While Flex Kavana was the very definition of a work in progress — “he had a very unusual haircut … [that] made him look like a pineapple” — Lawler knew that the tools, on a technical level, were already in place to help build a star.
“There aren’t many people you can say were really naturals but The Rock was,” Lawler said. “It was in his heritage. His dad, Rocky Johnson, was a tremendous wrestler and very talented and had a ton of charisma. Rocky grew up around that and I guess that’s where it came from. We knew from the get-go that the kid was gonna be something special.”
With no set timeframe for his departure, Flex Kavana had enough time to marinate in the same territory where Johnson had once been a mega-star and Lawler’s foil. Despite the attempt to distance Rock from his heritage, the son was proving just as high-wattage as the father, and Lawler knew he had a star on his hands.
“The fans got behind this kid and they really liked him a lot,” Lawler said. Rock did his part, too, working an insane schedule across the South that saw him compete in a different city six days a week. “Monday night was Memphis, Tennessee. Tuesday was Louisville, Kentucky. Wednesday was Adamsville, Indiana, Thursday night was either Lexington, Kentucky, or Jackson, Tennessee, Friday night was Tupelo, Mississippi, Saturday night was Nashville or Jonesboro, Arkansas, and a couple of [TV shows] thrown in there on Saturday as well,” Lawler explained. “It was just a constant of matches every single night. And that’s where you got your on-the-job training.”
“We sort of got a rush-call. They said, hey, we need the guy to start this coming Monday. And this was maybe on a Thursday,” Lawler laughed. Given Rock’s popularity and Lawler’s onscreen status as Public Enemy No. 1, “The King” knew there was only one man capable of sending Flex Kavana into exile.
“You keep your finger on the pulse of the fans,” Lawler said. “You figure out what wrestler the fans like the most, figure out what wrestler the fans dislike the most, and then you put those two guys against each other. He was up there in fan popularity and I was the main bad guy at the time. It was a natural match to have.”
So far so good. At least until they realized the show was running long.
“We had a 90-minute show and we were about to go off the air,” Lawler said of the fateful bout that sent The Great One packing from USWA. “It was just a rushed job to get the match over before we went off the air.”

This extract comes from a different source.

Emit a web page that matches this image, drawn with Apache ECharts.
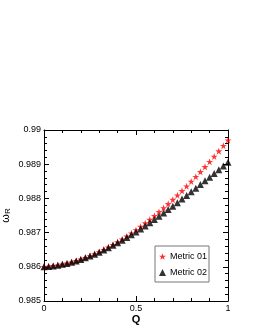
<!DOCTYPE html>
<html><head><meta charset="utf-8">
<script src="https://cdn.jsdelivr.net/npm/echarts@6/dist/echarts.min.js"></script>
<style>html,body{margin:0;padding:0;background:#fff}#c{width:255px;height:330px}</style>
</head><body><div id="c"></div>
<script>
const qValues = [0,0.025,0.05,0.075,0.1,0.125,0.15,0.175,0.2,0.225,0.25,0.275,0.3,0.325,0.35,0.375,0.4,0.425,0.45,0.475,0.5,0.525,0.55,0.575,0.6,0.625,0.65,0.675,0.7,0.725,0.75,0.775,0.8,0.825,0.85,0.875,0.9,0.925,0.95,0.975,1];
const metric01 = [0.986000,0.986010,0.986025,0.986045,0.986070,0.986100,0.986133,0.986172,0.986215,0.986263,0.986316,0.986373,0.986434,0.986499,0.986569,0.986643,0.986722,0.986804,0.986890,0.986981,0.987075,0.987173,0.987275,0.987381,0.987490,0.987604,0.987720,0.987841,0.987964,0.988091,0.988222,0.988356,0.988493,0.988633,0.988777,0.988923,0.989073,0.989225,0.989381,0.989539,0.989700];
const metric02 = [0.986000,0.986010,0.986025,0.986046,0.986071,0.986100,0.986135,0.986173,0.986217,0.986264,0.986315,0.986370,0.986429,0.986492,0.986558,0.986627,0.986700,0.986776,0.986854,0.986936,0.987020,0.987107,0.987196,0.987287,0.987381,0.987477,0.987574,0.987673,0.987774,0.987876,0.987980,0.988085,0.988191,0.988298,0.988405,0.988513,0.988622,0.988731,0.988841,0.988950,0.989060];
const seriesNames = ['Metric 01','Metric 02'];
const xTicks = [0, 0.5, 1];
const yTicks = [0.985, 0.986, 0.987, 0.988, 0.989, 0.99];

const starPath = 'path://M50,0 L61.8,35.1 L98.9,35.1 L68.9,56.7 L80.3,91.9 L50,70 L19.7,91.9 L31.1,56.7 L1.1,35.1 L38.2,35.1 Z';
const font = 'Liberation Sans, Arial, sans-serif';
const chart = echarts.init(document.getElementById('c'), null, {renderer:'canvas'});
const tickCommon = {show:true, inside:true, length:5, lineStyle:{color:'#000', width:1}};
const minorCommon = {show:true, length:3, lineStyle:{color:'#000', width:1}};
function xAxis(pos, labels){
  return {type:'value', position:pos, min:xTicks[0], max:xTicks[xTicks.length-1], interval:0.5,
    axisLine:{show:true, onZero:false, lineStyle:{color:'#000', width:1}},
    axisTick:tickCommon, minorTick:Object.assign({splitNumber:5}, minorCommon),
    splitLine:{show:false},
    axisLabel:{show:labels, color:'#000', fontSize:9, fontFamily:font, margin:3, formatter:v=>String(+v.toFixed(2))},
    name: labels ? 'Q' : '', nameLocation:'middle', nameGap:13, nameMoveOverlap:false,
    nameTextStyle:{color:'#000', fontSize:11, fontWeight:'bold', fontFamily:font}};
}
function yAxis(pos, labels){
  return {type:'value', position:pos, min:yTicks[0], max:yTicks[yTicks.length-1], interval:0.001,
    axisLine:{show:true, onZero:false, lineStyle:{color:'#000', width:1}},
    axisTick:tickCommon, minorTick:Object.assign({splitNumber:5}, minorCommon),
    splitLine:{show:false},
    axisLabel:{show:labels, color:'#000', fontSize:9, fontFamily:font, margin:3, formatter:v=>String(+v.toFixed(3))},
    name: labels ? '{a|ω}{b|R}' : '', nameLocation:'middle', nameGap:32, nameRotate:90, nameMoveOverlap:false,
    nameTextStyle:{color:'#000', fontFamily:font, rich:{a:{fontSize:11, color:'#000', fontFamily:font}, b:{fontSize:8, color:'#000', fontFamily:font, verticalAlign:'bottom', padding:[5,0,0,0]}}}};
}
chart.setOption({
  animation:false,
  backgroundColor:'#fff',
  grid:{left:44, top:130, width:184, height:171, containLabel:false, outerBoundsMode:'none'},
  xAxis:[xAxis('bottom', true), xAxis('top', false)],
  yAxis:[yAxis('left', true), yAxis('right', false)],
  legend:{orient:'vertical', left:155, top:246, padding:[6,2,5,4], itemGap:7,
    borderColor:'#777', borderWidth:1, backgroundColor:'#fff',
    itemWidth:7, itemHeight:7,
    textStyle:{color:'#000', fontSize:9, fontFamily:font, padding:[0,0,0,-1]},
    data:[{name:seriesNames[0], icon:starPath}, {name:seriesNames[1], icon:'triangle'}]},
  series:[
    {name:seriesNames[0], type:'scatter', xAxisIndex:0, yAxisIndex:0, symbol:starPath, symbolSize:7,
     itemStyle:{color:'#ff0000'}, data:qValues.map((q,i)=>[q, metric01[i]])},
    {name:seriesNames[1], type:'scatter', xAxisIndex:0, yAxisIndex:0, symbol:'triangle', symbolSize:7,
     itemStyle:{color:'#000'}, data:qValues.map((q,i)=>[q, metric02[i]])}
  ]
});
</script></body></html>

The match, which can be found online, is actually pretty entertaining given that everyone seems to be moving and talking at twice the normal speed. “We gotta get this one underway!” yelps the commentator as Flex sprints into the ring and whips off a pair of sunglasses. Lawler yells some final taunts in the vicinity of the microphone; an interfering minion of “The King’s” holds Flex’s tights against the turnbuckle while Lawler tees off and the announcer moans, “I wish we had more time!” A brief commercial break ensues. When the action resumes, all out chaos has broken out. Flex executes a textbook sunset flip, but the ref is too preoccupied with a fracas outside the ring to record the pinfall. With less than 15 seconds to go before the broadcast cuts off, Lawler hits his Piledriver, pins Flex, and it’s over. The announcer, short on both time and oxygen, blurts out his sign-off in one single breath — “Kavana’sgonewegottagoI’llseeyounextweek” — as Lawler pumps his fists.